Robin Tunney and Simon Baker in The Mentalist.
My wife Sharon is a fan of police procedural shows, which means she has most of network TV to choose from (J. Edgar Hoover must be smiling somewhere, having innovated with newsreels and so effectively propagandized for the good guys in the Big G).
One of the shows she likes, and which I must watch with her, is The Mentalist (renewed Wednesday, according to CBS, though she’s not happy about losing Eleventh Hour and Without a Trace). The Mentalist stars the fine Australian actor Simon Baker, and this is a cute show because he’s good and so is the ensemble of actors he works with — though he was much more interesting on a far better show, The Guardian, a few years back.
Be that as it may, the plot of the season finale Tuesday night turned on the return of Red John, a psychopath who killed the wife and daughter of Baker’s character, Patrick Jane, a mind-reader who works with the California Bureau of Investigation.
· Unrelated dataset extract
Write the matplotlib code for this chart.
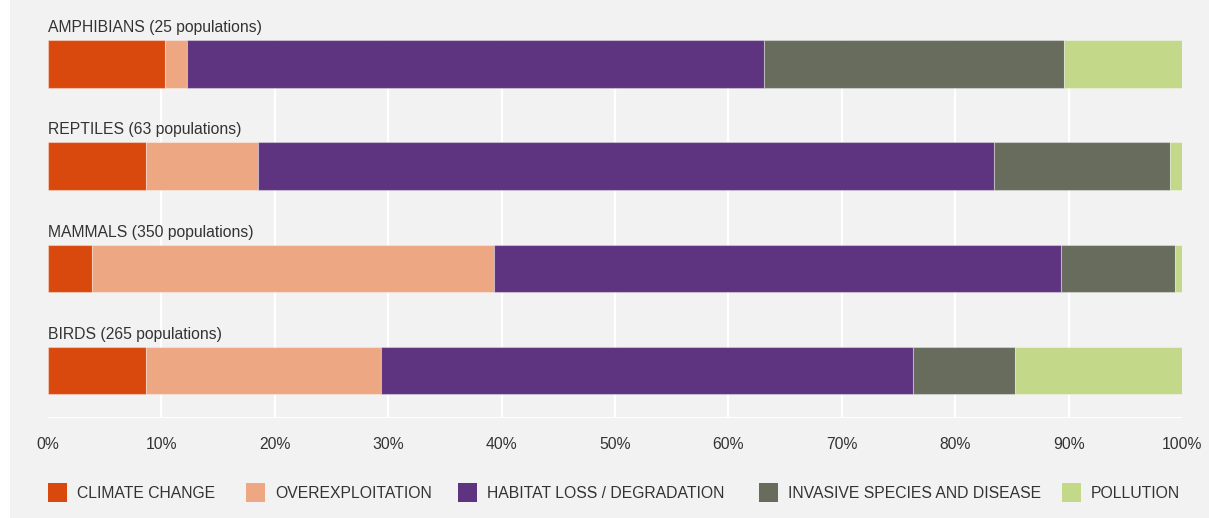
import matplotlib
matplotlib.use("Agg")
import matplotlib.pyplot as plt
from matplotlib.patches import Rectangle

plt.rcParams['font.family'] = ['Liberation Sans', 'DejaVu Sans']

# Share of population declines attributed to each threat (%)
groups = ["AMPHIBIANS (25 populations)", "REPTILES (63 populations)",
          "MAMMALS (350 populations)", "BIRDS (265 populations)"]
threats = ["CLIMATE CHANGE", "OVEREXPLOITATION", "HABITAT LOSS / DEGRADATION",
           "INVASIVE SPECIES AND DISEASE", "POLLUTION"]
climate_change = [10.3, 8.6, 3.9, 8.6]
overexploitation = [2.0, 9.9, 35.4, 20.8]
habitat_loss = [50.8, 64.9, 50.0, 46.9]
invasive_species = [26.5, 15.5, 10.1, 9.0]
pollution = [10.4, 1.1, 0.6, 14.7]
tick_values = [0, 10, 20, 30, 40, 50, 60, 70, 80, 90, 100]
tick_labels = [f"{v}%" for v in tick_values]

colors = ["#D9490E", "#EDA883", "#5E3380", "#686C5D", "#C3D889"]
panel_bg = "#F2F2F2"
text_color = "#333333"
fs = 11.3

W, H = 1209, 518
fig = plt.figure(figsize=(W / 100, H / 100), dpi=100)
fig.patch.set_facecolor("white")
fig.add_artist(Rectangle((10 / W, 0), 1 - 10 / W, 1, transform=fig.transFigure,
                         facecolor=panel_bg, edgecolor="none", zorder=-10))

def fx(px):
    return px / W

def fy(py):
    return 1 - py / H

ax = fig.add_axes([fx(48), fy(418), fx(1182) - fx(48), 418 / H])
ax.set_facecolor("none")

bar_h = 0.465
ypos = list(range(len(groups)))
series = [climate_change, overexploitation, habitat_loss, invasive_species, pollution]
left = [0.0] * len(groups)
for vals, col in zip(series, colors):
    ax.barh(ypos, vals, left=left, height=bar_h, color=col,
            edgecolor=(1, 1, 1, 0.35), linewidth=0.8, zorder=3)
    left = [l + v for l, v in zip(left, vals)]

ax.set_xlim(0, 100)
ax.set_ylim(3 + bar_h, -0.626)

# white vertical guides between the bars
ax.vlines(tick_values[1:-1], ymin=-bar_h / 2, ymax=3 + bar_h, color="white",
          linewidth=1.6, zorder=1)
ax.axhline(3 + bar_h, color="white", linewidth=2.2, zorder=2)

for i, g in enumerate(groups):
    ax.text(0, i - 0.31, g, ha="left", va="baseline", fontsize=fs,
            color=text_color)

for s in ax.spines.values():
    s.set_visible(False)
ax.set_yticks([])
ax.set_xticks(tick_values)
ax.set_xticklabels(tick_labels, fontsize=fs, color=text_color)
ax.tick_params(axis="x", length=0, pad=14)

# legend row
legend_x = [48, 246, 458, 759, 1062]
for xpx, lab, col in zip(legend_x, threats, colors):
    fig.add_artist(Rectangle((fx(xpx), fy(502)), 19 / W, 19 / H,
                             transform=fig.transFigure, facecolor=col,
                             edgecolor="none"))
    fig.text(fx(xpx + 29), fy(493), lab, ha="left", va="center",
             fontsize=fs, color=text_color)

fig.savefig("out.png", dpi=100, facecolor=fig.get_facecolor())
I despise hackneyed plots like this, with returning super-criminals presenting the big challenge to our hero; it’s lazy and stupid.
But the worst part was the plot development, when Jane goes to visit a blind woman (Alicia Witt) at her home, and learns that she knows Red John, though of course she’s never seen him. (Another cheap gag.) And what do we learn about this mysterious killer, this freak who haunted the whole first season and doubtless will do so in the second?
He loves classical music.
And we learn this as Witt’s character plays the familiar C major Prelude from the first book of Bach’s Well-Tempered Clavier.
Not all that long ago on another cops show, Criminal Minds, a master serial killer played by Keith Carradine, who thwarts the dedicated FBI profilers, is described as a lover of Beethoven.
What is the deal? Why is elite criminality associated with a love of classical music? Surely it’s just more lazy scriptwriting, in which writers can easily telegraph to the audience that this is a criminal to be reckoned with, simply by summoning up the idea that he listens to string quartets.
In a way, I suppose it’s a complimentary stereotype: If you love classical, you must be a brainiac. That’s certainly not true; classical music is just music — of a different genre than others, but still music.
I guess the thing to do is research the musical tastes of the world’s biggest criminals and find out whether Mozart was or is on their turntables, CD players, or iPods. I’ll pass on this, since it would be gory, depressing research, but I’ll wager a guess that their musical tastes would vary widely, and classical probably wouldn’t be right up there at the top.
But maybe someday one of these recurring creeps can be enamored of a completely different kind of music. They wouldn’t be any less scary, and Bach wouldn’t have to be besmirched in the process.
4 Comments
May 22, 2009 at 7:21 pm
Interesting post! May I quote you and put a link at my site to this? It does seem that shows do this more frequently than I might like. (But then I did just read about a real killer who loves classical music! Uh-oh.)
Hope you don’t mind this random comment & question at your blog.
May 22, 2009 at 7:48 pm
Patty:
By all means, quote and link away.
Maybe someone else has another example, too.
May 22, 2009 at 10:09 pm
Thanks! I’ll be posting this tomorrow morning.